### Data section
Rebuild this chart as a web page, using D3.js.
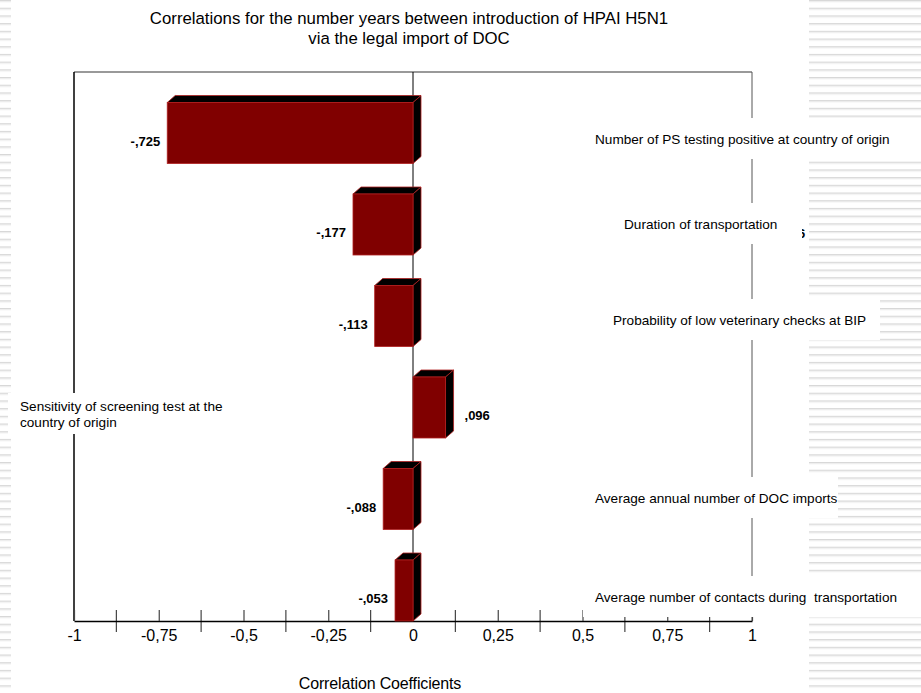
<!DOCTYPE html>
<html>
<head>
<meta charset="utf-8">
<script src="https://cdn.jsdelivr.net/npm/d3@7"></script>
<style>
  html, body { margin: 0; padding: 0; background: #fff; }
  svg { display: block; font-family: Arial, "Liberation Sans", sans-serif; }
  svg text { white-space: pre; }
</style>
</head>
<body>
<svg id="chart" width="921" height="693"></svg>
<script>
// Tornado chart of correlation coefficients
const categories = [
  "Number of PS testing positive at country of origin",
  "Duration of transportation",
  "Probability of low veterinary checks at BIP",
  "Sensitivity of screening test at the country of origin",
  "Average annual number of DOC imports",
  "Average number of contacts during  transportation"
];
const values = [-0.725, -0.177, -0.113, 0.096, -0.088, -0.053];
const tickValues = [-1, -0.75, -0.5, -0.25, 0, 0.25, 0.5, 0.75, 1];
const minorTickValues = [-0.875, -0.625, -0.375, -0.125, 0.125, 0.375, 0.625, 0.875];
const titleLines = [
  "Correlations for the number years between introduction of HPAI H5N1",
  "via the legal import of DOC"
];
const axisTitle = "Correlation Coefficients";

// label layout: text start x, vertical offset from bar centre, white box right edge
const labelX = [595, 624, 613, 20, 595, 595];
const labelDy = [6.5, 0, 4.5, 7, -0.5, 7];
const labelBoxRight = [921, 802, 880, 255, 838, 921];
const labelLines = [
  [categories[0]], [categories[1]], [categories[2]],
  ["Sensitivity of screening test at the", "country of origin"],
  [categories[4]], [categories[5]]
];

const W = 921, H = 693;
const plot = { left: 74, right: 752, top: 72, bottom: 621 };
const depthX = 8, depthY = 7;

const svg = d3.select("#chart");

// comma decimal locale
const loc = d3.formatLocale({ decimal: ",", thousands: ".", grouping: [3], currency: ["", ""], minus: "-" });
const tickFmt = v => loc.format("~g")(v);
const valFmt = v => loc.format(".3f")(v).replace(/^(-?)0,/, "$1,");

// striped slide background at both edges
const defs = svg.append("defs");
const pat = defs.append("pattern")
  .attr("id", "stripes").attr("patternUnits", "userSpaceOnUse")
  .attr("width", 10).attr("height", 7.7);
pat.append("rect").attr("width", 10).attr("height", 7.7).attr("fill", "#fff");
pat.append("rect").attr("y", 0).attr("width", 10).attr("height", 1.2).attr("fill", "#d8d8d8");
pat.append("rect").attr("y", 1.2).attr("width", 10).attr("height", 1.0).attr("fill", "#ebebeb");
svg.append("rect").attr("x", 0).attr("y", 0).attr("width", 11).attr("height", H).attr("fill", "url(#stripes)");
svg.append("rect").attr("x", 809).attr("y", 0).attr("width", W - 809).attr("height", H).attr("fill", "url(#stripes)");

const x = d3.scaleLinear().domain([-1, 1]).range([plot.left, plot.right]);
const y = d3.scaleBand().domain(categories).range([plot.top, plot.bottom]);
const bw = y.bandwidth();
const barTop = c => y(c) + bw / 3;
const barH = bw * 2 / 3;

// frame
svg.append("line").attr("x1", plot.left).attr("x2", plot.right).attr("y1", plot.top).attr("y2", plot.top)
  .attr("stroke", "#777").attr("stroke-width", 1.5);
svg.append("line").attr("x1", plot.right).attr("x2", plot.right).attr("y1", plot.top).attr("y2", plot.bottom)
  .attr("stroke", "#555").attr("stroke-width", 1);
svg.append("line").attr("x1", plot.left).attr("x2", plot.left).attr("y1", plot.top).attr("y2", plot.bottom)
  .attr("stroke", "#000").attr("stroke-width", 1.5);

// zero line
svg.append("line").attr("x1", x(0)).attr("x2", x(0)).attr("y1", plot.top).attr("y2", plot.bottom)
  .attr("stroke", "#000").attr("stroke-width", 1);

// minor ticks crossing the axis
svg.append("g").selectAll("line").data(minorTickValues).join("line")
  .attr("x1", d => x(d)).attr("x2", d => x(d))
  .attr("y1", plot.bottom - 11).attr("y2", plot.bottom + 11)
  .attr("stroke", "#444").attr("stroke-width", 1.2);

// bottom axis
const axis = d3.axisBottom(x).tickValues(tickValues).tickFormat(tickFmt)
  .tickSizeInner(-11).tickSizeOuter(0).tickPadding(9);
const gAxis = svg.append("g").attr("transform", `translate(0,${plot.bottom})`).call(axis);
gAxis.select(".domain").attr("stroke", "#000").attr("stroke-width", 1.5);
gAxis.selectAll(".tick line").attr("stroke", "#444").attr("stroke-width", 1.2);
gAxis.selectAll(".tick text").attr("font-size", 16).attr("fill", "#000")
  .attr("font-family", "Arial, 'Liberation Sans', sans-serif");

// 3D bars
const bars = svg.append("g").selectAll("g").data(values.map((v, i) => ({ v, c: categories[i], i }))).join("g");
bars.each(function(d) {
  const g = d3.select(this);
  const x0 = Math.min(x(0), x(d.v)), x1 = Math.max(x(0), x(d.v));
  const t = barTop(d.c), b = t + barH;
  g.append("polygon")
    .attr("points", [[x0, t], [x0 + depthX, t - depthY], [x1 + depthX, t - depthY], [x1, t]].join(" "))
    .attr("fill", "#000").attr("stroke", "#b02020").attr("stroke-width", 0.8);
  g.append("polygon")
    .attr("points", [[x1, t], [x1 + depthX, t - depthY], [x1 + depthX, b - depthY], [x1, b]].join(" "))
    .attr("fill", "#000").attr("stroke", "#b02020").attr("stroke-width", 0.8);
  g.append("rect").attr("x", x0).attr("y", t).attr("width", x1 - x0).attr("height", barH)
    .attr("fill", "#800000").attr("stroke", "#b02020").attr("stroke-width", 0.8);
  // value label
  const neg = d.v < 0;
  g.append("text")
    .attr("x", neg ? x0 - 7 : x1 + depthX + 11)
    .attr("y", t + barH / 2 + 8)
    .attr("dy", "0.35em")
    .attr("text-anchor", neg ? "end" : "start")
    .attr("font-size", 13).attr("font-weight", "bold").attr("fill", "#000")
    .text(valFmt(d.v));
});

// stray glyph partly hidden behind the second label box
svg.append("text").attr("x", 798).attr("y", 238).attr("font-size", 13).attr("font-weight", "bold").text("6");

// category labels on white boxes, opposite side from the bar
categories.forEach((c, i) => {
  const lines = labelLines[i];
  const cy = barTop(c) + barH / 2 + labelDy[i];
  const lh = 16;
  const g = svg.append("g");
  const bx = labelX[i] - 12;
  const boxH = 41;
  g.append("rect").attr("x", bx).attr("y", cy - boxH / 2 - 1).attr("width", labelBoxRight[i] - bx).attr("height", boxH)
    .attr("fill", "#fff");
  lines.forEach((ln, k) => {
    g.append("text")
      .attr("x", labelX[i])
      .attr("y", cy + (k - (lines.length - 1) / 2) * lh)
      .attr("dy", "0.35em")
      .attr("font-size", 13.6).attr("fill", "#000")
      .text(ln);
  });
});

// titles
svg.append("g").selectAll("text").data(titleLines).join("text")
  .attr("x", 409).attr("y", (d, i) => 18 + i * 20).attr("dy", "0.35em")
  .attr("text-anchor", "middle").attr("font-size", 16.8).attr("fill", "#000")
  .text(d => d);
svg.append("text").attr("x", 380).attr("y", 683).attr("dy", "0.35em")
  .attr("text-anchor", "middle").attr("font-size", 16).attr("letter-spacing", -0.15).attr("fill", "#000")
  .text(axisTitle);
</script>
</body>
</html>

### Exercise instructions
Word for word, quote the lines above. Omit the pictures.

### Response to the exercise
Rebuild this chart as a web page, using D3.js.
<!DOCTYPE html>
<html>
<head>
<meta charset="utf-8">
<script src="https://cdn.jsdelivr.net/npm/d3@7"></script>
<style>
  html, body { margin: 0; padding: 0; background: #fff; }
  svg { display: block; font-family: Arial, "Liberation Sans", sans-serif; }
  svg text { white-space: pre; }
</style>
</head>
<body>
<svg id="chart" width="921" height="693"></svg>
<script>
// Tornado chart of correlation coefficients
const categories = [
  "Number of PS testing positive at country of origin",
  "Duration of transportation",
  "Probability of low veterinary checks at BIP",
  "Sensitivity of screening test at the country of origin",
  "Average annual number of DOC imports",
  "Average number of contacts during  transportation"
];
const values = [-0.725, -0.177, -0.113, 0.096, -0.088, -0.053];
const tickValues = [-1, -0.75, -0.5, -0.25, 0, 0.25, 0.5, 0.75, 1];
const minorTickValues = [-0.875, -0.625, -0.375, -0.125, 0.125, 0.375, 0.625, 0.875];
const titleLines = [
  "Correlations for the number years between introduction of HPAI H5N1",
  "via the legal import of DOC"
];
const axisTitle = "Correlation Coefficients";

// label layout: text start x, vertical offset from bar centre, white box right edge
const labelX = [595, 624, 613, 20, 595, 595];
const labelDy = [6.5, 0, 4.5, 7, -0.5, 7];
const labelBoxRight = [921, 802, 880, 255, 838, 921];
const labelLines = [
  [categories[0]], [categories[1]], [categories[2]],
  ["Sensitivity of screening test at the", "country of origin"],
  [categories[4]], [categories[5]]
];

const W = 921, H = 693;
const plot = { left: 74, right: 752, top: 72, bottom: 621 };
const depthX = 8, depthY = 7;

const svg = d3.select("#chart");

// comma decimal locale
const loc = d3.formatLocale({ decimal: ",", thousands: ".", grouping: [3], currency: ["", ""], minus: "-" });
const tickFmt = v => loc.format("~g")(v);
const valFmt = v => loc.format(".3f")(v).replace(/^(-?)0,/, "$1,");

// striped slide background at both edges
const defs = svg.append("defs");
const pat = defs.append("pattern")
  .attr("id", "stripes").attr("patternUnits", "userSpaceOnUse")
  .attr("width", 10).attr("height", 7.7);
pat.append("rect").attr("width", 10).attr("height", 7.7).attr("fill", "#fff");
pat.append("rect").attr("y", 0).attr("width", 10).attr("height", 1.2).attr("fill", "#d8d8d8");
pat.append("rect").attr("y", 1.2).attr("width", 10).attr("height", 1.0).attr("fill", "#ebebeb");
svg.append("rect").attr("x", 0).attr("y", 0).attr("width", 11).attr("height", H).attr("fill", "url(#stripes)");
svg.append("rect").attr("x", 809).attr("y", 0).attr("width", W - 809).attr("height", H).attr("fill", "url(#stripes)");

const x = d3.scaleLinear().domain([-1, 1]).range([plot.left, plot.right]);
const y = d3.scaleBand().domain(categories).range([plot.top, plot.bottom]);
const bw = y.bandwidth();
const barTop = c => y(c) + bw / 3;
const barH = bw * 2 / 3;

// frame
svg.append("line").attr("x1", plot.left).attr("x2", plot.right).attr("y1", plot.top).attr("y2", plot.top)
  .attr("stroke", "#777").attr("stroke-width", 1.5);
svg.append("line").attr("x1", plot.right).attr("x2", plot.right).attr("y1", plot.top).attr("y2", plot.bottom)
  .attr("stroke", "#555").attr("stroke-width", 1);
svg.append("line").attr("x1", plot.left).attr("x2", plot.left).attr("y1", plot.top).attr("y2", plot.bottom)
  .attr("stroke", "#000").attr("stroke-width", 1.5);

// zero line
svg.append("line").attr("x1", x(0)).attr("x2", x(0)).attr("y1", plot.top).attr("y2", plot.bottom)
  .attr("stroke", "#000").attr("stroke-width", 1);

// minor ticks crossing the axis
svg.append("g").selectAll("line").data(minorTickValues).join("line")
  .attr("x1", d => x(d)).attr("x2", d => x(d))
  .attr("y1", plot.bottom - 11).attr("y2", plot.bottom + 11)
  .attr("stroke", "#444").attr("stroke-width", 1.2);

// bottom axis
const axis = d3.axisBottom(x).tickValues(tickValues).tickFormat(tickFmt)
  .tickSizeInner(-11).tickSizeOuter(0).tickPadding(9);
const gAxis = svg.append("g").attr("transform", `translate(0,${plot.bottom})`).call(axis);
gAxis.select(".domain").attr("stroke", "#000").attr("stroke-width", 1.5);
gAxis.selectAll(".tick line").attr("stroke", "#444").attr("stroke-width", 1.2);
gAxis.selectAll(".tick text").attr("font-size", 16).attr("fill", "#000")
  .attr("font-family", "Arial, 'Liberation Sans', sans-serif");

// 3D bars
const bars = svg.append("g").selectAll("g").data(values.map((v, i) => ({ v, c: categories[i], i }))).join("g");
bars.each(function(d) {
  const g = d3.select(this);
  const x0 = Math.min(x(0), x(d.v)), x1 = Math.max(x(0), x(d.v));
  const t = barTop(d.c), b = t + barH;
  g.append("polygon")
    .attr("points", [[x0, t], [x0 + depthX, t - depthY], [x1 + depthX, t - depthY], [x1, t]].join(" "))
    .attr("fill", "#000").attr("stroke", "#b02020").attr("stroke-width", 0.8);
  g.append("polygon")
    .attr("points", [[x1, t], [x1 + depthX, t - depthY], [x1 + depthX, b - depthY], [x1, b]].join(" "))
    .attr("fill", "#000").attr("stroke", "#b02020").attr("stroke-width", 0.8);
  g.append("rect").attr("x", x0).attr("y", t).attr("width", x1 - x0).attr("height", barH)
    .attr("fill", "#800000").attr("stroke", "#b02020").attr("stroke-width", 0.8);
  // value label
  const neg = d.v < 0;
  g.append("text")
    .attr("x", neg ? x0 - 7 : x1 + depthX + 11)
    .attr("y", t + barH / 2 + 8)
    .attr("dy", "0.35em")
    .attr("text-anchor", neg ? "end" : "start")
    .attr("font-size", 13).attr("font-weight", "bold").attr("fill", "#000")
    .text(valFmt(d.v));
});

// stray glyph partly hidden behind the second label box
svg.append("text").attr("x", 798).attr("y", 238).attr("font-size", 13).attr("font-weight", "bold").text("6");

// category labels on white boxes, opposite side from the bar
categories.forEach((c, i) => {
  const lines = labelLines[i];
  const cy = barTop(c) + barH / 2 + labelDy[i];
  const lh = 16;
  const g = svg.append("g");
  const bx = labelX[i] - 12;
  const boxH = 41;
  g.append("rect").attr("x", bx).attr("y", cy - boxH / 2 - 1).attr("width", labelBoxRight[i] - bx).attr("height", boxH)
    .attr("fill", "#fff");
  lines.forEach((ln, k) => {
    g.append("text")
      .attr("x", labelX[i])
      .attr("y", cy + (k - (lines.length - 1) / 2) * lh)
      .attr("dy", "0.35em")
      .attr("font-size", 13.6).attr("fill", "#000")
      .text(ln);
  });
});

// titles
svg.append("g").selectAll("text").data(titleLines).join("text")
  .attr("x", 409).attr("y", (d, i) => 18 + i * 20).attr("dy", "0.35em")
  .attr("text-anchor", "middle").attr("font-size", 16.8).attr("fill", "#000")
  .text(d => d);
svg.append("text").attr("x", 380).attr("y", 683).attr("dy", "0.35em")
  .attr("text-anchor", "middle").attr("font-size", 16).attr("letter-spacing", -0.15).attr("fill", "#000")
  .text(axisTitle);
</script>
</body>
</html>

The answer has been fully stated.